Stored data
⟨

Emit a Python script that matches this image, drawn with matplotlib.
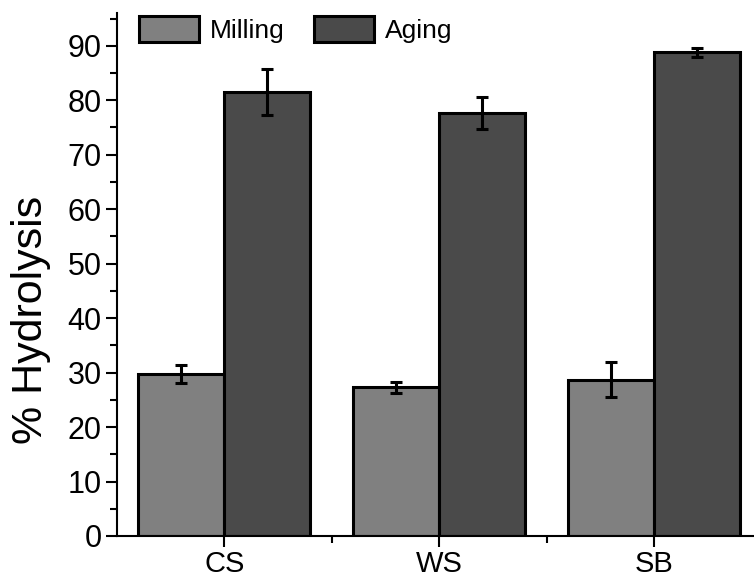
import numpy as np
import matplotlib
matplotlib.use("Agg")
import matplotlib.pyplot as plt
from matplotlib.ticker import MultipleLocator, FixedLocator

plt.rcParams['font.family'] = ['Liberation Sans', 'DejaVu Sans']

categorias = ["CS", "WS", "SB"]
milling = [29.7, 27.3, 28.7]
milling_err = [1.6, 1.0, 3.2]
aging = [81.5, 77.7, 88.8]
aging_err = [4.3, 2.9, 0.8]

x = np.arange(len(categorias))
largura = 0.4

fig = plt.figure(figsize=(7.54, 5.81), dpi=100)
ax = fig.add_axes([0.155, 0.0775, 0.855, 0.9])

err_kw = dict(ecolor="black", elinewidth=2.2, capsize=4.5, capthick=2.2)
ax.bar(x - largura / 2, milling, width=largura, yerr=milling_err,
       color="#808080", edgecolor="black", linewidth=2.2, label="Milling", error_kw=err_kw)
ax.bar(x + largura / 2, aging, width=largura, yerr=aging_err,
       color="#4a4a4a", edgecolor="black", linewidth=2.2, label="Aging", error_kw=err_kw)

ax.set_xlim(-0.5, 2.5)
ax.set_ylim(0, 96)

ax.spines["top"].set_visible(False)
ax.spines["right"].set_visible(False)
ax.spines["left"].set_linewidth(1.5)
ax.spines["bottom"].set_linewidth(1.5)

ax.set_xticks(x)
ax.set_xticklabels(categorias, fontsize=21)
ax.xaxis.set_minor_locator(FixedLocator([0.5, 1.5]))
ax.yaxis.set_major_locator(MultipleLocator(10))
ax.yaxis.set_minor_locator(MultipleLocator(5))

ax.tick_params(axis="both", which="major", direction="out", length=8, width=1.5)
ax.tick_params(axis="y", which="major", labelsize=22, pad=3)
ax.tick_params(axis="x", which="major", pad=2)
ax.tick_params(axis="both", which="minor", direction="out", length=5, width=1.5)

ax.set_ylabel("% Hydrolysis", fontsize=31)
ax.yaxis.set_label_coords(-0.102, 0.413)

ax.legend(loc="upper left", bbox_to_anchor=(0.005, 1.03), ncol=2, frameon=False,
          fontsize=19, handlelength=2.3, handleheight=1.15, columnspacing=1.1,
          handletextpad=0.4, borderaxespad=0.3)

fig.savefig("out.png", dpi=100)
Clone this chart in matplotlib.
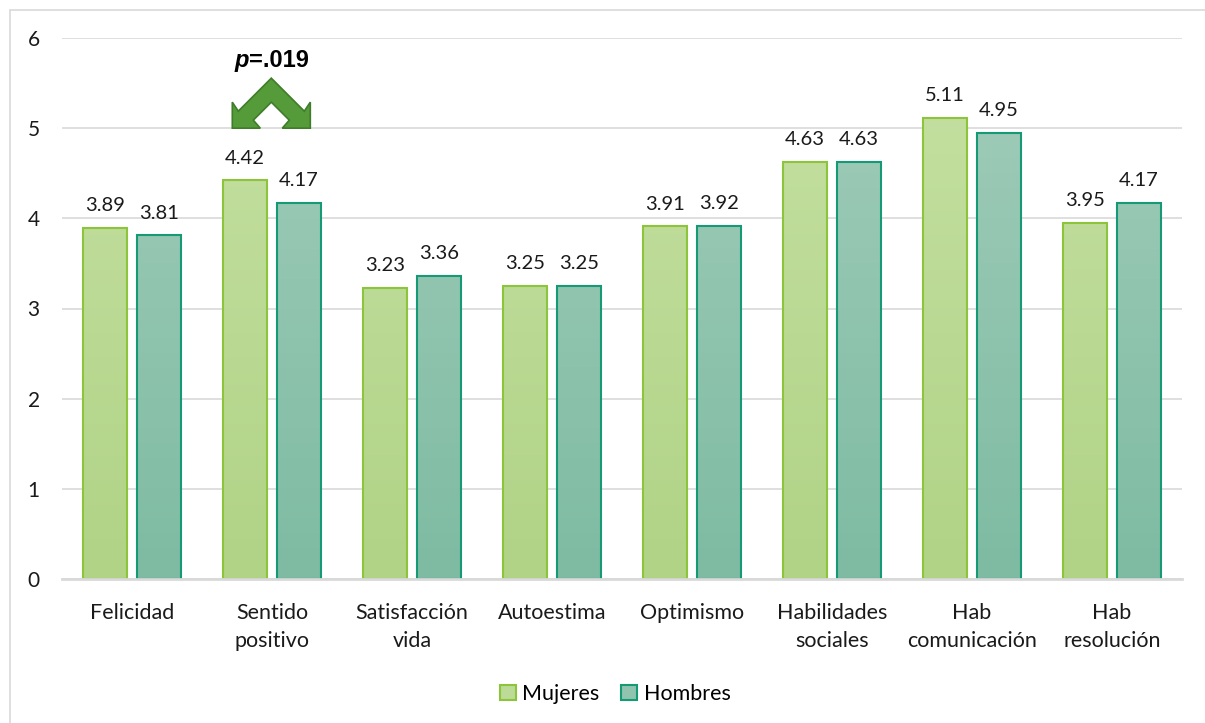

⟩

Job>
Collect every line with the string "matplotlib" from the records, and copy each.

Problem solution>
Emit a Python script that matches this image, drawn with matplotlib.
import matplotlib
matplotlib.use("Agg")
import matplotlib.pyplot as plt
from matplotlib.ticker import MultipleLocator, FixedLocator
Clone this chart in matplotlib.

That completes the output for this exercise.